## Work to do
Below is a listing to write out in full, exactly as given, without its pictures.

## Supplied material
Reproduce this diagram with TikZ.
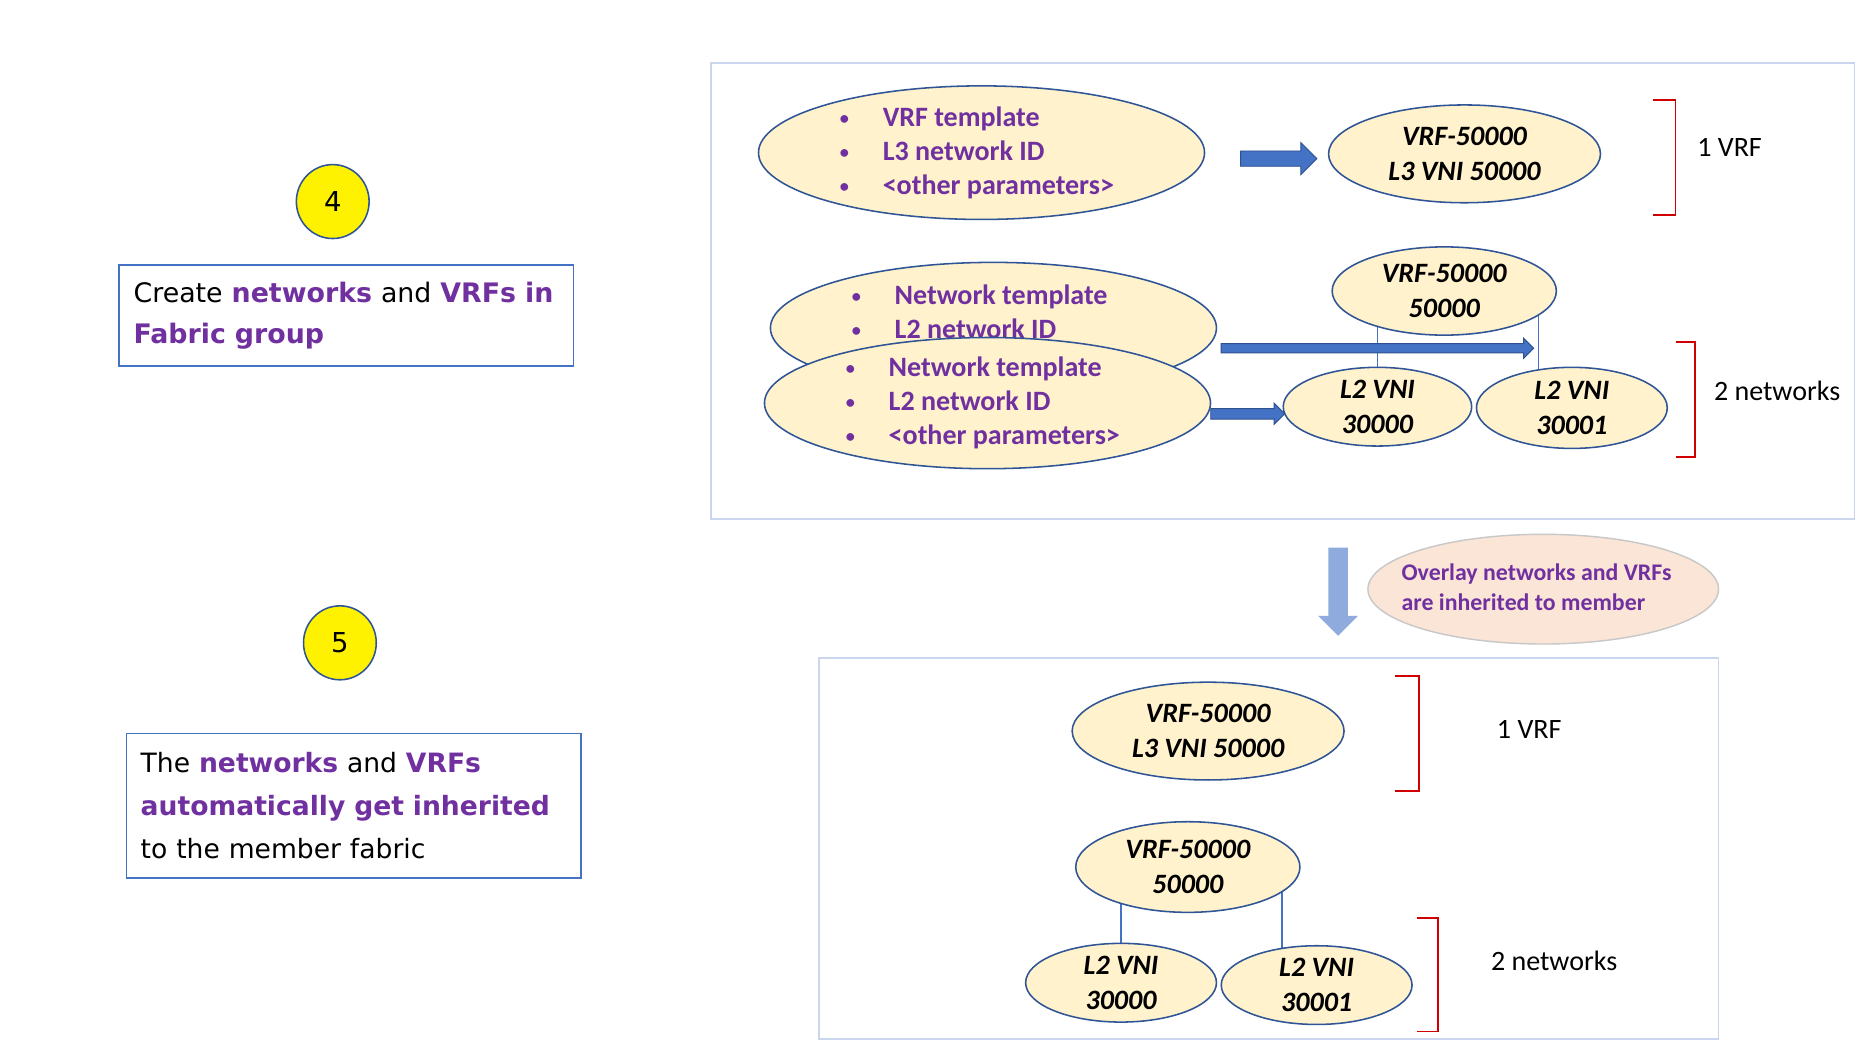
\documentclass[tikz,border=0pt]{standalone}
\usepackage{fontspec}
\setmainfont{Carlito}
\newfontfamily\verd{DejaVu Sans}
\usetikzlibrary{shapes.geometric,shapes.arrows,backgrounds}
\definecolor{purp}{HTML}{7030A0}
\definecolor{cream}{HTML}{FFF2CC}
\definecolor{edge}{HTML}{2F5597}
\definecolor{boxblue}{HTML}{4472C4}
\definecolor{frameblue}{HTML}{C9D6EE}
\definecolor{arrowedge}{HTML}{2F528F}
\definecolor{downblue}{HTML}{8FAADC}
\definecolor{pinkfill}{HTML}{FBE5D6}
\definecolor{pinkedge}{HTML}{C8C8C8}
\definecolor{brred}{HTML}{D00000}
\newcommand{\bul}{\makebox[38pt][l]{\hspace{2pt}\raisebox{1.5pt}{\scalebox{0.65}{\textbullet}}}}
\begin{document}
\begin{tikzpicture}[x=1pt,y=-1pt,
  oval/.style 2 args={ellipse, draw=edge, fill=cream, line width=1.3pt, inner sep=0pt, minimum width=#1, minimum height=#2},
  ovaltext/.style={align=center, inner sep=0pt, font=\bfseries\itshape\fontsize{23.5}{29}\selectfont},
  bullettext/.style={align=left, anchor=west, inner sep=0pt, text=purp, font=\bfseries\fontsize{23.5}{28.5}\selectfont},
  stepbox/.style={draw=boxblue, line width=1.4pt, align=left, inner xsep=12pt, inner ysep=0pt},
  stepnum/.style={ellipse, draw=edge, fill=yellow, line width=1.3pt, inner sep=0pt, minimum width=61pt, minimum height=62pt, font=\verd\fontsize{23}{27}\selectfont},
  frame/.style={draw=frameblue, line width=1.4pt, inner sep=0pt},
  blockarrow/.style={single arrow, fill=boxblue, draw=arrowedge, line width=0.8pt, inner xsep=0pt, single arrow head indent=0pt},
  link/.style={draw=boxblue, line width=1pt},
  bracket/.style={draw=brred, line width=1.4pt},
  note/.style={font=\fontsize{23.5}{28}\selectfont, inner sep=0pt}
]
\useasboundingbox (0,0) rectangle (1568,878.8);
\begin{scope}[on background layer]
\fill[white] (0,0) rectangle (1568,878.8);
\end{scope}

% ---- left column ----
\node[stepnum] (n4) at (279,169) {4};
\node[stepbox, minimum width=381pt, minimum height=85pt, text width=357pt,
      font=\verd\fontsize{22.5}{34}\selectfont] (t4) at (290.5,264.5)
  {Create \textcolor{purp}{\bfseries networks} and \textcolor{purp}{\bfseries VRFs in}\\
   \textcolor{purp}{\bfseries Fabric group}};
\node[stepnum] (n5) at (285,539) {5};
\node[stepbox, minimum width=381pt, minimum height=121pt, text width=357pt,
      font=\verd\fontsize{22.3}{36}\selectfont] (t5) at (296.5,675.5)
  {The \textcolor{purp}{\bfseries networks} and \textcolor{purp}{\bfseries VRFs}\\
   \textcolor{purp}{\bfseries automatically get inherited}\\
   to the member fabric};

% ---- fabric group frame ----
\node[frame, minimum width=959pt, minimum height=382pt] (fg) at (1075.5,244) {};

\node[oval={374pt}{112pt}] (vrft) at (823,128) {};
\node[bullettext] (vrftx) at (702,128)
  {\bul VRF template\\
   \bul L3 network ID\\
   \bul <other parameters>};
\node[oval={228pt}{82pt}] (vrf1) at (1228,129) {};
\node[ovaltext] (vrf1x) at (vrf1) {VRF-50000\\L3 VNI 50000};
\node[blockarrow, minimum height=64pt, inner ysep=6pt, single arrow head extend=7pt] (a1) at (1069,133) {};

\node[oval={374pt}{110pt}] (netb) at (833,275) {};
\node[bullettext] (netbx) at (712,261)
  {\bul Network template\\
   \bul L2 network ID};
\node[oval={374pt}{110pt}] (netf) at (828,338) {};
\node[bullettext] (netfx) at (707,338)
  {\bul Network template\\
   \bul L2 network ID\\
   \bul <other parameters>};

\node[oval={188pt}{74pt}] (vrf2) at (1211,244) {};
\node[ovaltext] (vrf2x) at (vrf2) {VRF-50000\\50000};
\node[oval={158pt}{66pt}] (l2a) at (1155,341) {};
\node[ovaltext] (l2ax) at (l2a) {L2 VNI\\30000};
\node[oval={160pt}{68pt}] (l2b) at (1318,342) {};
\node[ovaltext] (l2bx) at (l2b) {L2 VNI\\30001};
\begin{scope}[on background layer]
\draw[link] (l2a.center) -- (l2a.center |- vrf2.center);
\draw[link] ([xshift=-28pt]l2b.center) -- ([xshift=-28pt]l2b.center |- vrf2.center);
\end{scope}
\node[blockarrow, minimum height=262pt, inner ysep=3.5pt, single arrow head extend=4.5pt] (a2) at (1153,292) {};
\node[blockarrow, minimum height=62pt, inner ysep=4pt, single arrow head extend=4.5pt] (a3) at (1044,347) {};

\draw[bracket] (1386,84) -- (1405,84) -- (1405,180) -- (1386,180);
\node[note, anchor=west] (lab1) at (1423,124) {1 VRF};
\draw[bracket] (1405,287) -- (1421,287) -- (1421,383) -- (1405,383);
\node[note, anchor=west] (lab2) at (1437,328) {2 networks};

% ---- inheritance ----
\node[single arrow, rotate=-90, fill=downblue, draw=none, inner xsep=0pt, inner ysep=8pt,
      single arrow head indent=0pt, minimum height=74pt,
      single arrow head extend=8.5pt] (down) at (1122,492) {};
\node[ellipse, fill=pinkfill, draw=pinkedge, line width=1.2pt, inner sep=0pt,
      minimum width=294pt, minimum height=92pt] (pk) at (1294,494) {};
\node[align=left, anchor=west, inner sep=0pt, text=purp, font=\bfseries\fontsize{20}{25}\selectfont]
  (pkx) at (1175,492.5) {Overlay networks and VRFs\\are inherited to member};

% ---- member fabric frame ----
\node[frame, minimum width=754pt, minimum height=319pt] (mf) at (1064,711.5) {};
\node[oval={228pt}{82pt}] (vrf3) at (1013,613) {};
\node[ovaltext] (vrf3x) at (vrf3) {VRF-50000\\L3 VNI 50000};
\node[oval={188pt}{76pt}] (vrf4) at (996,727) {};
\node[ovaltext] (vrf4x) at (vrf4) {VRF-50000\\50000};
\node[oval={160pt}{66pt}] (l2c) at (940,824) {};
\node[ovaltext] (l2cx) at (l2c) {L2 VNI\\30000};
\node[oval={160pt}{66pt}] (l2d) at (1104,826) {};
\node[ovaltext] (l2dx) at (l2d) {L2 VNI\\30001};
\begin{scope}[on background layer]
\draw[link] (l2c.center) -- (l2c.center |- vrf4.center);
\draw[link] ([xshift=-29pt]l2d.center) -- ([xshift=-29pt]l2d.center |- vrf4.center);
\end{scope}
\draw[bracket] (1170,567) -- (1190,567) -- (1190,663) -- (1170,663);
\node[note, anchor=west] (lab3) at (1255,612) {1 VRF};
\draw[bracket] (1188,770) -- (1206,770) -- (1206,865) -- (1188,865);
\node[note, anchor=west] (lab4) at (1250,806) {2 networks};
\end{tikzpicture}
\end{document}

## The answer
Reproduce this diagram with TikZ.
\documentclass[tikz,border=0pt]{standalone}
\usepackage{fontspec}
\setmainfont{Carlito}
\newfontfamily\verd{DejaVu Sans}
\usetikzlibrary{shapes.geometric,shapes.arrows,backgrounds}
\definecolor{purp}{HTML}{7030A0}
\definecolor{cream}{HTML}{FFF2CC}
\definecolor{edge}{HTML}{2F5597}
\definecolor{boxblue}{HTML}{4472C4}
\definecolor{frameblue}{HTML}{C9D6EE}
\definecolor{arrowedge}{HTML}{2F528F}
\definecolor{downblue}{HTML}{8FAADC}
\definecolor{pinkfill}{HTML}{FBE5D6}
\definecolor{pinkedge}{HTML}{C8C8C8}
\definecolor{brred}{HTML}{D00000}
\newcommand{\bul}{\makebox[38pt][l]{\hspace{2pt}\raisebox{1.5pt}{\scalebox{0.65}{\textbullet}}}}
\begin{document}
\begin{tikzpicture}[x=1pt,y=-1pt,
  oval/.style 2 args={ellipse, draw=edge, fill=cream, line width=1.3pt, inner sep=0pt, minimum width=#1, minimum height=#2},
  ovaltext/.style={align=center, inner sep=0pt, font=\bfseries\itshape\fontsize{23.5}{29}\selectfont},
  bullettext/.style={align=left, anchor=west, inner sep=0pt, text=purp, font=\bfseries\fontsize{23.5}{28.5}\selectfont},
  stepbox/.style={draw=boxblue, line width=1.4pt, align=left, inner xsep=12pt, inner ysep=0pt},
  stepnum/.style={ellipse, draw=edge, fill=yellow, line width=1.3pt, inner sep=0pt, minimum width=61pt, minimum height=62pt, font=\verd\fontsize{23}{27}\selectfont},
  frame/.style={draw=frameblue, line width=1.4pt, inner sep=0pt},
  blockarrow/.style={single arrow, fill=boxblue, draw=arrowedge, line width=0.8pt, inner xsep=0pt, single arrow head indent=0pt},
  link/.style={draw=boxblue, line width=1pt},
  bracket/.style={draw=brred, line width=1.4pt},
  note/.style={font=\fontsize{23.5}{28}\selectfont, inner sep=0pt}
]
\useasboundingbox (0,0) rectangle (1568,878.8);
\begin{scope}[on background layer]
\fill[white] (0,0) rectangle (1568,878.8);
\end{scope}

% ---- left column ----
\node[stepnum] (n4) at (279,169) {4};
\node[stepbox, minimum width=381pt, minimum height=85pt, text width=357pt,
      font=\verd\fontsize{22.5}{34}\selectfont] (t4) at (290.5,264.5)
  {Create \textcolor{purp}{\bfseries networks} and \textcolor{purp}{\bfseries VRFs in}\\
   \textcolor{purp}{\bfseries Fabric group}};
\node[stepnum] (n5) at (285,539) {5};
\node[stepbox, minimum width=381pt, minimum height=121pt, text width=357pt,
      font=\verd\fontsize{22.3}{36}\selectfont] (t5) at (296.5,675.5)
  {The \textcolor{purp}{\bfseries networks} and \textcolor{purp}{\bfseries VRFs}\\
   \textcolor{purp}{\bfseries automatically get inherited}\\
   to the member fabric};

% ---- fabric group frame ----
\node[frame, minimum width=959pt, minimum height=382pt] (fg) at (1075.5,244) {};

\node[oval={374pt}{112pt}] (vrft) at (823,128) {};
\node[bullettext] (vrftx) at (702,128)
  {\bul VRF template\\
   \bul L3 network ID\\
   \bul <other parameters>};
\node[oval={228pt}{82pt}] (vrf1) at (1228,129) {};
\node[ovaltext] (vrf1x) at (vrf1) {VRF-50000\\L3 VNI 50000};
\node[blockarrow, minimum height=64pt, inner ysep=6pt, single arrow head extend=7pt] (a1) at (1069,133) {};

\node[oval={374pt}{110pt}] (netb) at (833,275) {};
\node[bullettext] (netbx) at (712,261)
  {\bul Network template\\
   \bul L2 network ID};
\node[oval={374pt}{110pt}] (netf) at (828,338) {};
\node[bullettext] (netfx) at (707,338)
  {\bul Network template\\
   \bul L2 network ID\\
   \bul <other parameters>};

\node[oval={188pt}{74pt}] (vrf2) at (1211,244) {};
\node[ovaltext] (vrf2x) at (vrf2) {VRF-50000\\50000};
\node[oval={158pt}{66pt}] (l2a) at (1155,341) {};
\node[ovaltext] (l2ax) at (l2a) {L2 VNI\\30000};
\node[oval={160pt}{68pt}] (l2b) at (1318,342) {};
\node[ovaltext] (l2bx) at (l2b) {L2 VNI\\30001};
\begin{scope}[on background layer]
\draw[link] (l2a.center) -- (l2a.center |- vrf2.center);
\draw[link] ([xshift=-28pt]l2b.center) -- ([xshift=-28pt]l2b.center |- vrf2.center);
\end{scope}
\node[blockarrow, minimum height=262pt, inner ysep=3.5pt, single arrow head extend=4.5pt] (a2) at (1153,292) {};
\node[blockarrow, minimum height=62pt, inner ysep=4pt, single arrow head extend=4.5pt] (a3) at (1044,347) {};

\draw[bracket] (1386,84) -- (1405,84) -- (1405,180) -- (1386,180);
\node[note, anchor=west] (lab1) at (1423,124) {1 VRF};
\draw[bracket] (1405,287) -- (1421,287) -- (1421,383) -- (1405,383);
\node[note, anchor=west] (lab2) at (1437,328) {2 networks};

% ---- inheritance ----
\node[single arrow, rotate=-90, fill=downblue, draw=none, inner xsep=0pt, inner ysep=8pt,
      single arrow head indent=0pt, minimum height=74pt,
      single arrow head extend=8.5pt] (down) at (1122,492) {};
\node[ellipse, fill=pinkfill, draw=pinkedge, line width=1.2pt, inner sep=0pt,
      minimum width=294pt, minimum height=92pt] (pk) at (1294,494) {};
\node[align=left, anchor=west, inner sep=0pt, text=purp, font=\bfseries\fontsize{20}{25}\selectfont]
  (pkx) at (1175,492.5) {Overlay networks and VRFs\\are inherited to member};

% ---- member fabric frame ----
\node[frame, minimum width=754pt, minimum height=319pt] (mf) at (1064,711.5) {};
\node[oval={228pt}{82pt}] (vrf3) at (1013,613) {};
\node[ovaltext] (vrf3x) at (vrf3) {VRF-50000\\L3 VNI 50000};
\node[oval={188pt}{76pt}] (vrf4) at (996,727) {};
\node[ovaltext] (vrf4x) at (vrf4) {VRF-50000\\50000};
\node[oval={160pt}{66pt}] (l2c) at (940,824) {};
\node[ovaltext] (l2cx) at (l2c) {L2 VNI\\30000};
\node[oval={160pt}{66pt}] (l2d) at (1104,826) {};
\node[ovaltext] (l2dx) at (l2d) {L2 VNI\\30001};
\begin{scope}[on background layer]
\draw[link] (l2c.center) -- (l2c.center |- vrf4.center);
\draw[link] ([xshift=-29pt]l2d.center) -- ([xshift=-29pt]l2d.center |- vrf4.center);
\end{scope}
\draw[bracket] (1170,567) -- (1190,567) -- (1190,663) -- (1170,663);
\node[note, anchor=west] (lab3) at (1255,612) {1 VRF};
\draw[bracket] (1188,770) -- (1206,770) -- (1206,865) -- (1188,865);
\node[note, anchor=west] (lab4) at (1250,806) {2 networks};
\end{tikzpicture}
\end{document}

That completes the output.